>> Begin
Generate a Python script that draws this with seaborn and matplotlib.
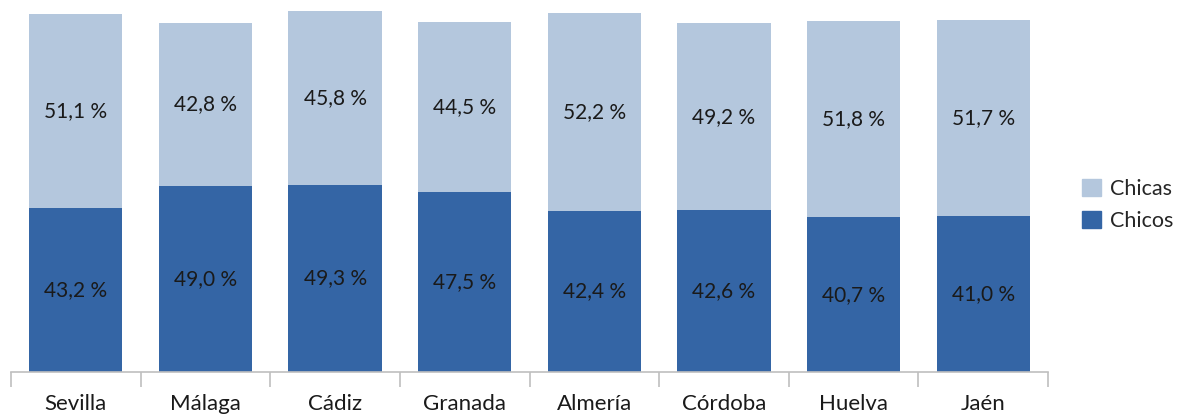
import pandas as pd
import matplotlib.pyplot as plt
import seaborn as sns
from matplotlib.patches import Patch

# ==========================
# Datos
# ==========================
provincias = ['Sevilla', 'Málaga', 'Cádiz', 'Granada', 'Almería', 'Córdoba', 'Huelva', 'Jaén']
chicos = [43.2, 49.0, 49.3, 47.5, 42.4, 42.6, 40.7, 41.0]
chicas = [51.1, 42.8, 45.8, 44.5, 52.2, 49.2, 51.8, 51.7]

df = pd.DataFrame({'provincia': provincias, 'chicos': chicos, 'chicas': chicas})
df['total'] = df['chicos'] + df['chicas']

color_chicos = '#3465A5'
color_chicas = '#B4C7DD'

sns.set_style('white')
plt.rcParams['font.family'] = ['Lato', 'DejaVu Sans']

fig = plt.figure(figsize=(11.82, 4.18), dpi=100)
ax = fig.add_axes([11 / 1182, 46 / 418, (1048 - 11) / 1182, 372 / 418])

# Barras apiladas: total (chicas arriba) y chicos abajo
sns.barplot(data=df, x='provincia', y='total', color=color_chicas, width=0.72,
            saturation=1, linewidth=0, ax=ax)
sns.barplot(data=df, x='provincia', y='chicos', color=color_chicos, width=0.72,
            saturation=1, linewidth=0, ax=ax)

# Etiquetas de porcentaje
for i, fila in df.iterrows():
    ax.text(i, fila['chicos'] / 2, f"{fila['chicos']:.1f} %".replace('.', ','),
            ha='center', va='center', fontsize=15, color='#1a1a1a')
    ax.text(i, fila['chicos'] + fila['chicas'] / 2,
            f"{fila['chicas']:.1f} %".replace('.', ','),
            ha='center', va='center', fontsize=15, color='#1a1a1a')

ax.set_ylim(0, 97.9)
ax.set_xlim(-0.5, len(provincias) - 0.5)
ax.set_xlabel('')
ax.set_ylabel('')
ax.set_yticks([])

for lado in ['top', 'right', 'left']:
    ax.spines[lado].set_visible(False)
ax.spines['bottom'].set_color('#BFBFBF')
ax.spines['bottom'].set_linewidth(1.2)

ax.set_xticks(range(len(provincias)))
ax.set_xticklabels(provincias, fontsize=16, color='#1a1a1a')
ax.tick_params(axis='x', which='major', length=0, pad=16)
ax.set_xticks([i - 0.5 for i in range(len(provincias) + 1)], minor=True)
ax.tick_params(axis='x', which='minor', bottom=True, length=11, width=1.2,
               color='#BFBFBF', direction='out')

# Leyenda
handles = [Patch(color=color_chicas, label='Chicas'),
           Patch(color=color_chicos, label='Chicos')]
fig.legend(handles=handles, loc='center left', bbox_to_anchor=(1063 / 1182, 1 - 205 / 418),
           frameon=False, fontsize=15.5, handlelength=0.85, handleheight=0.85,
           handletextpad=0.45, labelspacing=0.55)

plt.savefig('out.png', dpi=100)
>> End
* [Your task]: Skip every picture and return the lines above from the top through the one that contains "from matplotlib.patches import Patch".

* [Task result]:
Generate a Python script that draws this with seaborn and matplotlib.
import pandas as pd
import matplotlib.pyplot as plt
import seaborn as sns
from matplotlib.patches import Patch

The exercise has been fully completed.